Since then we have been working on implementing the following:

With respect to our physical environment: We’ve understood for quite some time what the symbols of oppression mean for racialized minorities. Therefore, the VCU History and Civil Rights committee co-chaired by John Kneebone and Jodi Koste conducted a study across 2018-19 on Confederate commemoration on campus. Following this study, a VCU policy was approved by you and the VCU Committee on Commemoration and Memorials was charged.  The committee has met several times and will met again in the coming weeks, with a plan presented to you by the first meeting in fall to dismantle the remaining vestiges of an unwanted history on our campus. Upon your good vote of yea, we will begin dismantling.

In terms of policy development: In the next few weeks, we will have completed our revision of the university’s non-discrimination policy. We realize the legal thresholds for discrimination are tough to reach; at the same time, we realize the deleterious effects of death by a thousand microaggressions. We soon will have an alternate pathway to adjudicate these matters in a way that is affirming for those who have been aggrieved. 

With respect to non-discrimination training for employees: We understand the value of non-discrimination training. This fall, we will have completed a training module for employees. However, while mandatory non-discrimination courses increase accountability and compliance, evidence shows they do not change attitudes and cognitions. As such we have developed a compendium of diversity and inclusion courses and seminars and programs for faculty and staff, but also courses — free of charge — for students such as hashtag activism and promoting social justice. We began offering these courses and seminars several months ago. 

With respect to faculty hiring: We have developed an affirmative action planning executive dashboard to account and monitor our progress toward hiring minorities and women; those with disabilities; and protected veterans.

And, this fall, we will implement a required diversity statement for all faculty positions so that any future hires must explicitly demonstrate how their teaching, research and service advances diversity and inclusion.

With respect to gender identity diversity: In the coming weeks, we will launch our “Call me by my name” campaign. One of the ways that we make inclusion real is by recognizing that individuals have the right to use names other than their legal name, to identify with the gender they know themselves to be and to utilize the pronouns that best fit them. This is what it means to meet people where they are, you call them by the name they wished to be called by.

But, make no mistake about it, even in doing these things, we don’t always get it right. And our students let us know this in no uncertain terms. Therefore: 

With respect to incident reporting, feedback and responsiveness: We recognized some time ago that we’ve had an issue with providing mechanisms for our employees and students to report incidents of bias and discrimination. We will be overhauling our portals for employees and students to report adverse events. We also will implement a feedback loop to allow for constant feedback from employees and students on what’s working for them and what isn’t.
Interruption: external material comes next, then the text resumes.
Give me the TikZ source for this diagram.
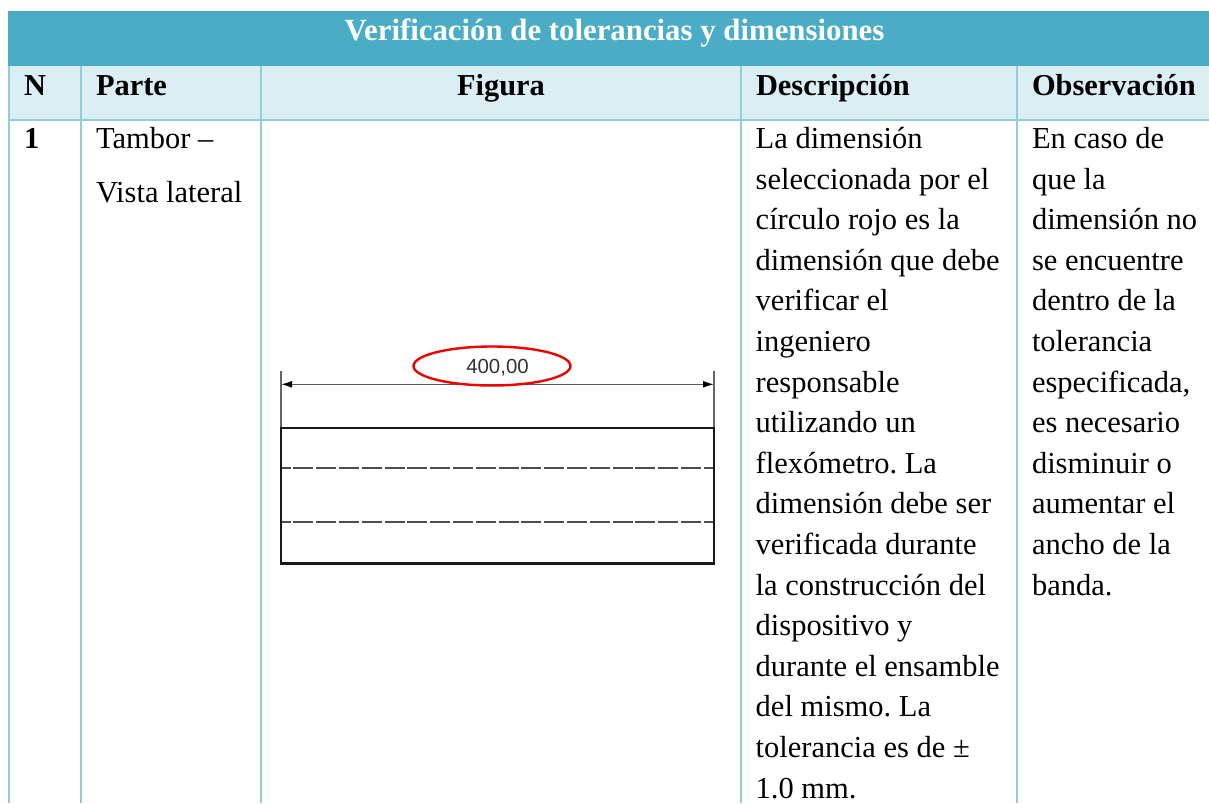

Also, we can no longer simply skirt around our curriculum. In 2019, the president charged a curriculum transformation task force to evaluate ways in which we can create a more dynamic and engaging curriculum for our students. We’ve offered recommendations, and over the course of the next several months, we will continue to work with faculty to implement inclusive teaching pedagogies that are student-centered and meet our students where they are in terms of their learning trajectories. 

Finally, with respect to the health and wellbeing of our most vulnerable populations: The institute that I direct called the Institute for Inclusion, Inquiry and Innovation has teamed with the Office of the Vice President for Research and Innovation to double the award amount for every COVID-19 rapid response grant that focuses on achieving health equity in older adult, racial minority and other vulnerable populations.

In these ways, from a VCU culture and climate perspective, we are absolutely committed to our students, employees and our patients as we enter into the 2020-21 academic year here at VCU.